Poner en escena la posibilidad de que haya otro modo de lo masculino (mejor dicho, mostrar las fisuras del fundamentalismo varonil) es un gesto que merece al menos, un reconocimiento.

Encima, Lote 77 desborda teatro. La escenografía, con sus pocos pero significativos objetos y esa cerca delimitando el área de veda, logra recrear ciertos recovecos de un campo, cierto espacio gris y confuso a pesar de las estrictas divisiones del alambrado. La insistencia en mostrar que las cosas no son necesariamente absolutas (¿cómo podrían serlo?) y que todo al fin y al cabo es una construcción, llevó al director a plantear una obra que dramáticamente se mueve en esos términos: relatos y puntos de vista superpuestos, flashbacks y flashforwards, repeticiones que nunca son iguales; en fin, una estructura dramática que sabe que un relato se configura a partir de muchos otros.

Las aristotélicas categorías de principio, medio y fin quedan así abolidas, como queda abolida la naturalización de la condición de varón. El varón, una fantasía que vaya a saber que miedos, debilidades y fantasmas calla.

El personaje interpretado por Andrés D adamo (De Andrea) viene a representar esa idea de varón-viga. En sus antípodas, Rodrigo González Garrillo como el débil Ferreiro y en el medio, Lautaro Delgado con su López: un hombre común, en el literal sentido de la palabra. Todas las variables de lo masculino, en muy buenos trabajos actorales.
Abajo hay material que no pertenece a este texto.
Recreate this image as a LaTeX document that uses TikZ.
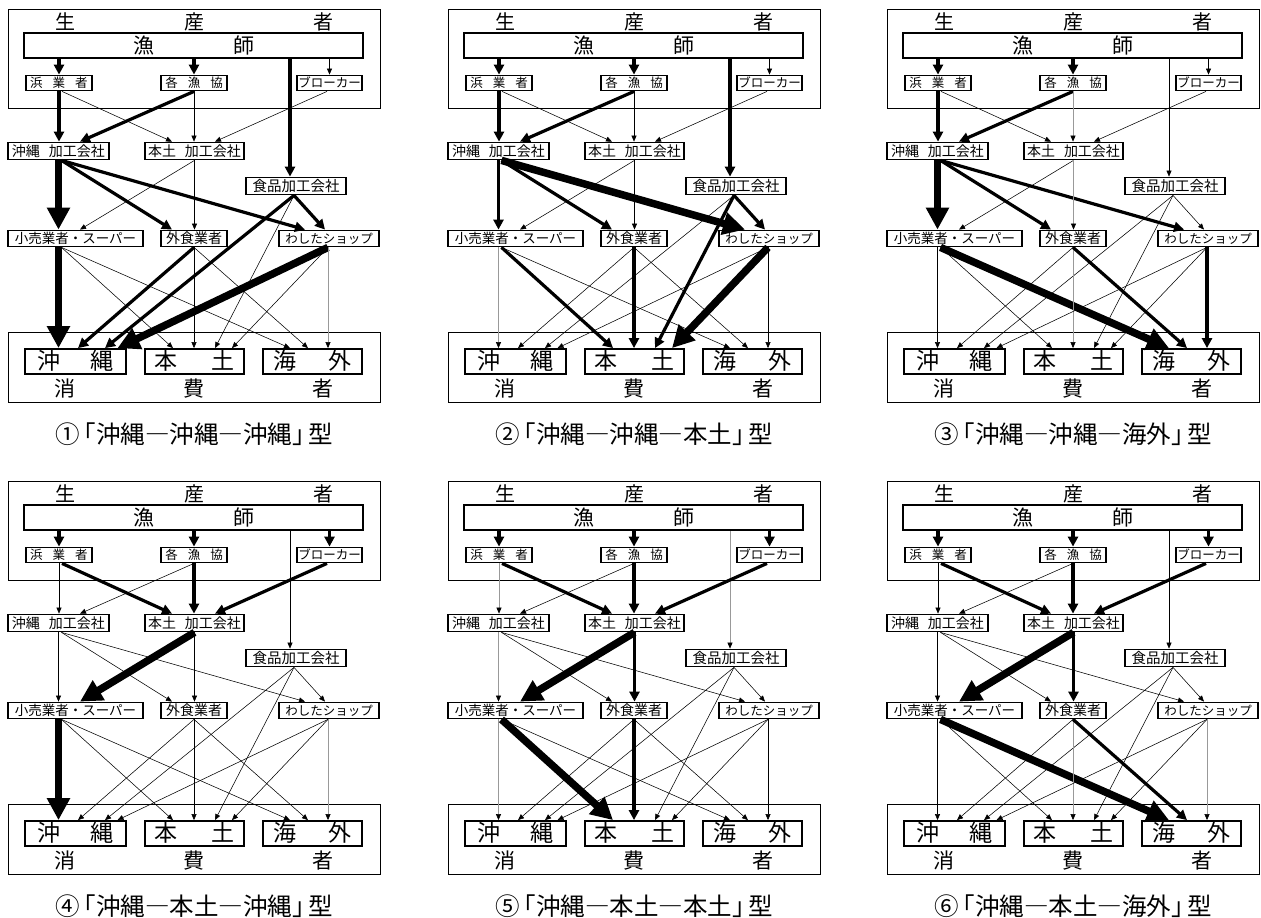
\documentclass[tikz,border=0pt]{standalone}
\usepackage{fontspec}
\setmainfont{Noto Sans CJK JP}
\usetikzlibrary{arrows.meta,calc}
\newcommand\myfs[1]{\fontsize{#1}{#1}\selectfont}
\tikzset{
  ln/.style={line width=0.55pt,-{Triangle[length=6pt,width=5pt]}},
  gr/.style={line width=0.6pt,draw=black!40,-{Triangle[length=6pt,width=5pt,color=black]}},
  tk/.style={line width=3.2pt,-{Triangle[length=10pt,width=10pt]}},
  vtk/.style={line width=7.5pt,-{Triangle[length=22pt,width=22pt]}},
  sbox/.style={draw,line width=1.8pt,fill=white,inner sep=0pt},
  obox/.style={draw,line width=0.9pt,inner sep=0pt},
  txt/.style={inner sep=0pt},
  q1/.style=ln,q2/.style=ln,q3/.style=ln,q4/.style=ln,q5/.style=ln,q6/.style=ln,
  q7/.style=ln,q8/.style=ln,q9/.style=ln,q10/.style=ln,q11/.style=ln,q12/.style=ln,
  q13/.style=ln,q14/.style=ln,q15/.style=ln,q16/.style=ln,q17/.style=ln,q18/.style=ln,
  q19/.style=ln,q20/.style=ln,q21/.style=ln,q22/.style=ln,q23/.style=ln,q24/.style=ln,
  q25/.style=ln,q26/.style=ln
}
\newcommand\panel[6]{%
\begin{scope}[shift={(#2,#3)}]
\tikzset{#6}
% producer
\node[obox,minimum width=372pt,minimum height=99pt] (#1P) at (194,58.5) {};
\node[txt] (#1Pt) at (194,21.5) {\myfs{20pt}生\hspace{109pt}産\hspace{109pt}者};
\node[sbox,line width=2.2pt,minimum width=339pt,minimum height=25pt,text height=18pt,text depth=3pt] (#1G) at (193.5,45.5) {\myfs{21pt}漁\hspace{79pt}師};
\node[sbox,minimum width=66pt,minimum height=15pt,text height=11pt,text depth=1.5pt] (#1H) at (59,83) {\myfs{12.5pt}浜\hspace{10pt}業\hspace{10pt}者};
\node[sbox,minimum width=66pt,minimum height=15pt,text height=11pt,text depth=1.5pt] (#1K) at (194,83) {\myfs{12.5pt}各\hspace{10pt}漁\hspace{10pt}協};
\node[sbox,minimum width=65pt,minimum height=15pt,text height=11pt,text depth=1.5pt] (#1B) at (329.5,83) {\myfs{12.5pt}ブローカー};
% processors
\node[sbox,minimum width=101pt,minimum height=17pt,text height=12pt,text depth=2pt] (#1OK) at (58.5,151) {\myfs{14pt}沖縄\hspace{9pt}加工会社};
\node[sbox,minimum width=99pt,minimum height=17pt,text height=12pt,text depth=2pt] (#1HK) at (194.5,151) {\myfs{14pt}本土\hspace{9pt}加工会社};
\node[sbox,minimum width=100pt,minimum height=17pt,text height=12pt,text depth=2pt] (#1S) at (296,186) {\myfs{14.5pt}食品加工会社};
% retailers
\node[sbox,minimum width=135pt,minimum height=16pt,text height=12pt,text depth=2pt] (#1R) at (75.5,238.5) {\myfs{13.5pt}小売業者・スーパー};
\node[sbox,minimum width=66pt,minimum height=16pt,text height=12pt,text depth=2pt] (#1E) at (194,238.5) {\myfs{14pt}外食業者};
\node[sbox,minimum width=100pt,minimum height=16pt,text height=12pt,text depth=2pt] (#1W) at (329,238.5) {\myfs{12.5pt}わしたショップ};
% consumers
\node[obox,minimum width=372pt,minimum height=70pt] (#1C) at (194,367) {};
\node[sbox,minimum width=101pt,minimum height=25pt,text height=19pt,text depth=3pt] (#1CO) at (75.5,361.5) {\myfs{23pt}沖\hspace{30pt}縄};
\node[sbox,minimum width=99pt,minimum height=25pt,text height=19pt,text depth=3pt] (#1CH) at (194.5,361.5) {\myfs{23pt}本\hspace{34pt}土};
\node[sbox,minimum width=99pt,minimum height=25pt,text height=19pt,text depth=3pt] (#1CK) at (312.5,361.5) {\myfs{23pt}海\hspace{32pt}外};
\node[txt] (#1Ct) at (194,389) {\myfs{21pt}消\hspace{108pt}費\hspace{108pt}者};
\node[txt] (#1cap) at (194,#5) {\myfs{24.5pt}#4};
% connectors
\draw[q1] (#1G.south -| #1H.north) -- (#1H.north);
\draw[q2] (#1G.south -| #1K.north) -- (#1K.north);
\draw[q3] (#1G.south -| #1B.north) -- (#1B.north);
\coordinate (#1s4) at ([xshift=-6pt]#1S.north);
\draw[q4] (#1G.south -| #1s4) -- (#1s4);
\draw[q5] (#1H.south) -- (#1H.south |- #1OK.north);
\draw[q6] ([xshift=3pt]#1H.south) -- ([xshift=-22.5pt]#1HK.north);
\draw[q7] (#1K.south) -- ([xshift=21.5pt]#1OK.north);
\draw[q8] (#1K.south) -- (#1K.south |- #1HK.north);
\draw[q9] ([xshift=-2.5pt]#1B.south) -- ([xshift=20.5pt]#1HK.north);
\draw[q10] (#1OK.south) -- (#1OK.south |- #1R.north);
\draw[q11] ([xshift=3pt]#1OK.south) -- ([xshift=-22pt]#1E.north);
\draw[q12] ([xshift=3pt]#1OK.south) -- ([xshift=-24pt]#1W.north);
\draw[q13] (#1HK.south) -- ([xshift=4.5pt]#1R.north);
\draw[q14] (#1HK.south) -- (#1HK.south |- #1E.north);
\draw[q15] ([xshift=-2pt]#1S.south) -- ([xshift=-4pt]#1W.north);
\draw[q16] ([xshift=-2pt]#1S.south) -- ([xshift=29.5pt]#1CO.north);
\draw[q17] ([xshift=-2pt]#1S.south) -- ([xshift=20.5pt]#1CH.north);
\coordinate (#1r0) at ([xshift=-17pt]#1R.south);
\draw[q18] (#1r0) -- (#1r0 |- #1CO.north);
\draw[q19] ([xshift=-14pt]#1R.south) -- ([xshift=-21.5pt]#1CH.north);
\draw[q20] ([xshift=-14pt]#1R.south) -- ([xshift=-22.5pt]#1CK.north);
\draw[q21] (#1E.south) -- ([xshift=2.5pt]#1CO.north);
\draw[q22] (#1E.south) -- (#1E.south |- #1CH.north);
\draw[q23] (#1E.south) -- ([xshift=-4.5pt]#1CK.north);
\coordinate (#1w0) at ([xshift=-1pt]#1W.south);
\draw[q24] (#1w0) -- ([xshift=42pt]#1CO.north);
\draw[q25] (#1w0) -- ([xshift=37.5pt]#1CH.north);
\draw[q26] (#1w0) -- (#1w0 |- #1CK.north);
\end{scope}}

\begin{document}
\begin{tikzpicture}[x=1pt,y=-1pt]
\useasboundingbox[fill=white] (0,0) rectangle (1261,918);
\panel{a}{0}{0}{①\hspace{-8pt}「沖縄―沖縄―沖縄」\hspace{-8pt}型}{434}{q1/.style=tk,q2/.style=tk,q4/.style=tk,q5/.style=tk,q7/.style=tk,q10/.style=vtk,q11/.style=tk,q12/.style=tk,q15/.style=tk,q16/.style=tk,q18/.style=vtk,q21/.style=tk,q24/.style=vtk,q26/.style=gr}
\panel{b}{440}{0}{②\hspace{-8pt}「沖縄―沖縄―本土」\hspace{-8pt}型}{434}{q1/.style=tk,q2/.style=tk,q4/.style=tk,q5/.style=tk,q7/.style=tk,q10/.style=tk,q11/.style=tk,q12/.style=vtk,q15/.style=tk,q17/.style=tk,q18/.style=gr,q19/.style=tk,q22/.style=tk,q25/.style=vtk}
\panel{c}{879}{0}{③\hspace{-8pt}「沖縄―沖縄―海外」\hspace{-8pt}型}{434}{q1/.style=tk,q2/.style=tk,q5/.style=tk,q7/.style=tk,q8/.style=gr,q10/.style=vtk,q11/.style=tk,q12/.style=tk,q14/.style=gr,q20/.style=vtk,q22/.style=gr,q23/.style=tk,q26/.style=tk}
\panel{d}{0}{472}{④\hspace{-8pt}「沖縄―本土―沖縄」\hspace{-8pt}型}{434}{q1/.style=tk,q2/.style=tk,q3/.style=tk,q6/.style=tk,q8/.style=tk,q9/.style=tk,q13/.style=vtk,q18/.style=vtk,q26/.style=gr}
\panel{e}{440}{472}{⑤\hspace{-8pt}「沖縄―本土―本土」\hspace{-8pt}型}{434}{q1/.style=tk,q2/.style=tk,q3/.style=tk,q4/.style=gr,q5/.style=gr,q6/.style=tk,q8/.style=tk,q9/.style=tk,q10/.style=gr,q13/.style=vtk,q14/.style=tk,q18/.style=gr,q19/.style=vtk,q22/.style=tk}
\panel{f}{879}{472}{⑥\hspace{-8pt}「沖縄―本土―海外」\hspace{-8pt}型}{434}{q1/.style=tk,q2/.style=tk,q3/.style=tk,q6/.style=tk,q8/.style=tk,q9/.style=tk,q13/.style=vtk,q14/.style=tk,q20/.style=vtk,q22/.style=gr,q23/.style=tk,q26/.style=gr}
\end{tikzpicture}
\end{document}
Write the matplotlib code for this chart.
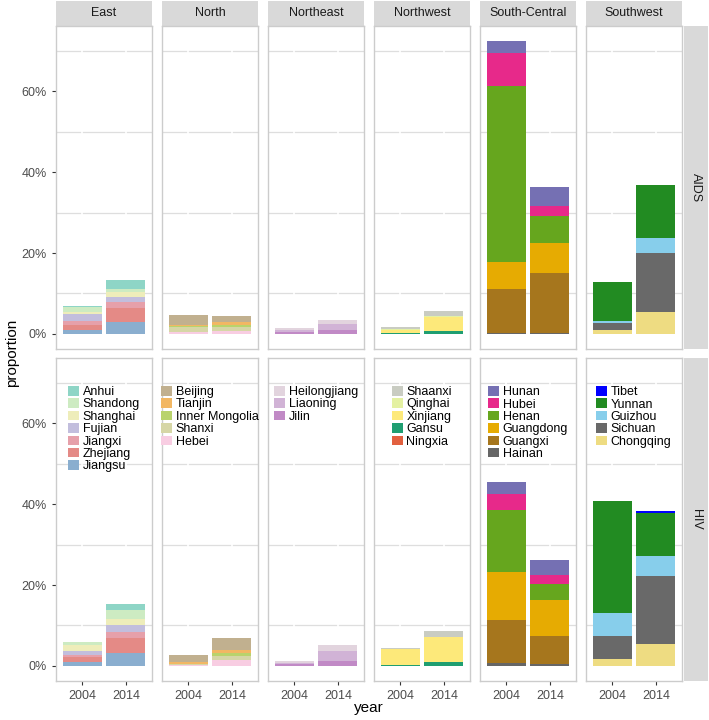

Alguien nombra cortes de animales y los personajes muestran las partes de su cuerpo graficando el relato. Alguien los encierra y los ofrece en lotes de venta, como si fueran ganado bovino.

Con sus botas de goma y sus miradas perdidas, De Andrea, Ferreiro y López a veces son tratados como si fueran ellos mismos los animales del campo que habitan. Atropellos de una sociedad que tiene pavor de las diferencias.